ICGC Project on Early Onset Prostate Cancer

Prostate cancer is the most frequent malignant tumor in males and the second most frequent cause of cancer-related death. Currently, in Germany, more than 60,000 prostate cancers are diagnosed every year. Although most of these patients are treated in a curative attempt, more than 10,000 German men die from prostate cancer annually. Owing to the demographic changes of our society, a further doubling of prostate cancer incidences during the next 20 years is expected.

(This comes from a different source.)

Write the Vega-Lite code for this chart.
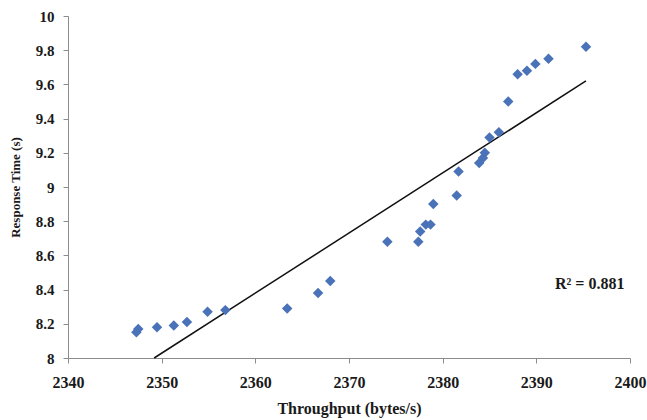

Characterization across 292 prostate cancer genomes revealed age-related genomic alterations and a clock-like enzymatic-driven mutational process contributing to the earliest mutations in prostate cancer patients. Our integrative analysis identified four molecular subgroups, including a particularly aggressive subgroup with recurrent duplications associated with increased expression of ESRP1, which we validate in 12,000 tissue microarray tumors (Figure 1). Finally, we combined the patterns of molecular co-occurrence and risk-based subgroup information to deconvolve the molecular and clinical trajectories of prostate cancer from single patient samples (Gerhauser et al., Cancer Cell 2018).

Ongoing projects:

  • Comprehensive characterization of the prostate cancer DNA methylome by whole-genome bisulfite sequencing (Batra et al., in preparation)
  • Prostate cancer heterogeneity deconvolution through single cell profiling of chromatin accessibility and transcriptomic output (in collaboration with Mathieu Lupien as a Joint Tandem Research Project within the DKFZ-Princess Margaret Cancer Center Clinician and Medical Scientist Program, Furlano et al., in preparation)
  • The epigenome landscape of prostate cancer (collaborative project in the Pan-Prostate Cancer Group (PPCG).